* BEGIN Data provided *

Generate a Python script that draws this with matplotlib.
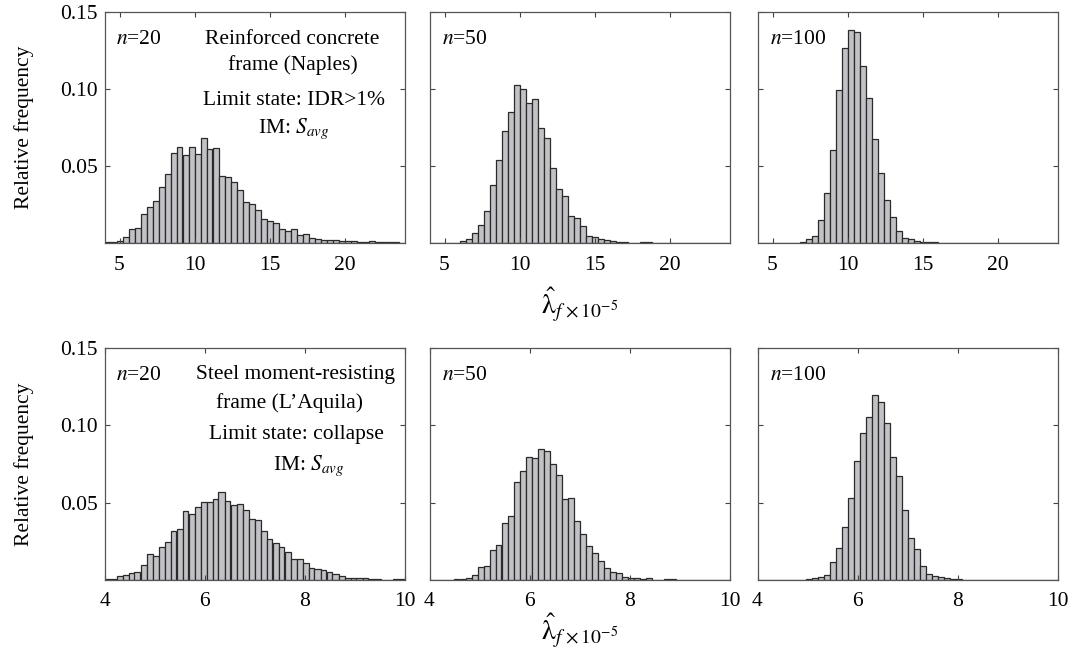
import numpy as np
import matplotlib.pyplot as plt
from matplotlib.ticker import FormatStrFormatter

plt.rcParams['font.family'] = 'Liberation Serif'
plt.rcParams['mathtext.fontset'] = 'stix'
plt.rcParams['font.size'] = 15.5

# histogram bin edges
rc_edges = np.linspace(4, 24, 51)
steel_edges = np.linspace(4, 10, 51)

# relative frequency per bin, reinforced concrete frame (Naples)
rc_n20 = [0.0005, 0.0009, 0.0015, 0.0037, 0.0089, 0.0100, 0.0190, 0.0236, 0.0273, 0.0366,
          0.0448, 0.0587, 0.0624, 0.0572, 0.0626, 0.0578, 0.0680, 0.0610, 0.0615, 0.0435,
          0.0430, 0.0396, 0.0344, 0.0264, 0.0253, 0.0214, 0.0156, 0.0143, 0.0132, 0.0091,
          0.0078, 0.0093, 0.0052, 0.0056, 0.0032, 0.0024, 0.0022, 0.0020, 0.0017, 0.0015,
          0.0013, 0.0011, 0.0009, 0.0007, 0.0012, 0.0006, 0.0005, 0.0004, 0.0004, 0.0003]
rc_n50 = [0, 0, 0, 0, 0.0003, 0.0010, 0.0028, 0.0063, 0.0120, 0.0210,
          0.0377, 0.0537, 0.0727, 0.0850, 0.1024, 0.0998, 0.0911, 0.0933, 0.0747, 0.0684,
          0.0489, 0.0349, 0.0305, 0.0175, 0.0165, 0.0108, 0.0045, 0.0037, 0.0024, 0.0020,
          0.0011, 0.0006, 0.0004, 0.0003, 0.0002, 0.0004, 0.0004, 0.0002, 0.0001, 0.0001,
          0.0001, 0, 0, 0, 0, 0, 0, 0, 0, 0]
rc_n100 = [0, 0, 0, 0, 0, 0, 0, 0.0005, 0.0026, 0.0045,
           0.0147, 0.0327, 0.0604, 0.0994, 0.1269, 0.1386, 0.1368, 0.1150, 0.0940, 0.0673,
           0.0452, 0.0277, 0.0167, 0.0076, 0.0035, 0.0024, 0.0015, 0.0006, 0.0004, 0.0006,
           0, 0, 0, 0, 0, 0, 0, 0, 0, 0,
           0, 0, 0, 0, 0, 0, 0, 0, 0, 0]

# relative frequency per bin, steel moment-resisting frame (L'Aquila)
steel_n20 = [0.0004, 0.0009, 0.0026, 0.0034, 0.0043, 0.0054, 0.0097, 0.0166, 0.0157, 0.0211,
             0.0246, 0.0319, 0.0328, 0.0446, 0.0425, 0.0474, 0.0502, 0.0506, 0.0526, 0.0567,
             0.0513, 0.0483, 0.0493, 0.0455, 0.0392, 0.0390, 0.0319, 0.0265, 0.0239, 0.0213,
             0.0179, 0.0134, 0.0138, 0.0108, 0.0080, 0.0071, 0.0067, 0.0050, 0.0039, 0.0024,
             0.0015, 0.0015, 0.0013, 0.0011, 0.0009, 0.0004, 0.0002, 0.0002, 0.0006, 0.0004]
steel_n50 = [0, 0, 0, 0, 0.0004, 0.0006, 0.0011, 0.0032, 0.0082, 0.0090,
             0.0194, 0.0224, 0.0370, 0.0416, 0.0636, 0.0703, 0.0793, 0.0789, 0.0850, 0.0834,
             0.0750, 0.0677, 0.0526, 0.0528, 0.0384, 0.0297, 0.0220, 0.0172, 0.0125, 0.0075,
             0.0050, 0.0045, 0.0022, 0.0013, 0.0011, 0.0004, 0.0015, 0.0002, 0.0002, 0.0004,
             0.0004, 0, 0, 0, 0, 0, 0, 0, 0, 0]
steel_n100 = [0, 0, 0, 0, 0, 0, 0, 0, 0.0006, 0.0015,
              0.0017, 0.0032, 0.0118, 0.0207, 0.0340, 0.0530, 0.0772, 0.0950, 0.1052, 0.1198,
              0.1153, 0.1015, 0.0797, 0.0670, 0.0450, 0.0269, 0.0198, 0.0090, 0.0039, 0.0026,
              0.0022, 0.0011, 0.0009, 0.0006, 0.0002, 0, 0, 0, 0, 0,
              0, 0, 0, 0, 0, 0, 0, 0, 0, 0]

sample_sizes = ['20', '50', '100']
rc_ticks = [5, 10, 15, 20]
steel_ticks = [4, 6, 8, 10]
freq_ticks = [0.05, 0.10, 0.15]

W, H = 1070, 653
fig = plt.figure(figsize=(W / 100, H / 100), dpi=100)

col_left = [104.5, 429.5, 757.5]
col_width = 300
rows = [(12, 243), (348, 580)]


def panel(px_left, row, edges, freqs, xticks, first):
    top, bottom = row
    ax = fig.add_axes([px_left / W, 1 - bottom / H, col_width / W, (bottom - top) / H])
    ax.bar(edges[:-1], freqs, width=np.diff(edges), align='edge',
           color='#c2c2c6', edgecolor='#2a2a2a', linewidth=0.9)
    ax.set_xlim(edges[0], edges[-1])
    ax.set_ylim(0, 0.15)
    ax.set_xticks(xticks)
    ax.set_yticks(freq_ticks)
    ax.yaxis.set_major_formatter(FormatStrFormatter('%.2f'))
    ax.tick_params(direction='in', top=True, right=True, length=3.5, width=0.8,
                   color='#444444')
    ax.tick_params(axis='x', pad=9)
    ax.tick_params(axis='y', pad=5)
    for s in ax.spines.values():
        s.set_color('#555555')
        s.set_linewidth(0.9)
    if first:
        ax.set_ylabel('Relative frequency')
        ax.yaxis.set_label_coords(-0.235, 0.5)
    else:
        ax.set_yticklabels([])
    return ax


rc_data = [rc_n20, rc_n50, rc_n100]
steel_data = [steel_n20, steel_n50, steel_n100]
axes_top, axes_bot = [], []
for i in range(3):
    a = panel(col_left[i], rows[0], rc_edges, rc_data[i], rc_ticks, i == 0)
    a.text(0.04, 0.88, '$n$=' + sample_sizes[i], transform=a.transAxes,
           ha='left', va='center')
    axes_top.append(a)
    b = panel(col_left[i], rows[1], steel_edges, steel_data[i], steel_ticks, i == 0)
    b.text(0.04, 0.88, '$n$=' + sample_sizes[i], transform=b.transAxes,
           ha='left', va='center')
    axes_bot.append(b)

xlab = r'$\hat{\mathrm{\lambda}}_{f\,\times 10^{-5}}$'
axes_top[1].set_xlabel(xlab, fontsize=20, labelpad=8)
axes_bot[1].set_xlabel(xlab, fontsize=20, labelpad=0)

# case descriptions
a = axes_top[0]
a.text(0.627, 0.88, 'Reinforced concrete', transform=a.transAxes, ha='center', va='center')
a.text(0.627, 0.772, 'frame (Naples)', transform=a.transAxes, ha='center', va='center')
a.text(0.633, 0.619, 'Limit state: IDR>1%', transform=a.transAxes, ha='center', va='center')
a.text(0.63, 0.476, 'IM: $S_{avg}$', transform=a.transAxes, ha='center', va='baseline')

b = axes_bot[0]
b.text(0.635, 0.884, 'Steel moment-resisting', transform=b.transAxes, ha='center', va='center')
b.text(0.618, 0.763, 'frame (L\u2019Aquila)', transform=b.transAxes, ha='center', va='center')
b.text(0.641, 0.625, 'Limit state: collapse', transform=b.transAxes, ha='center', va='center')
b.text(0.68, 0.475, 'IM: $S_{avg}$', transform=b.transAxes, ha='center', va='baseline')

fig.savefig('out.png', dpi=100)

* END Data provided *

▶ Problem requirements
Tally up how many lines in the preceding listing contain the word "matplotlib". Give nothing but the number.

▶ Solution to this task
3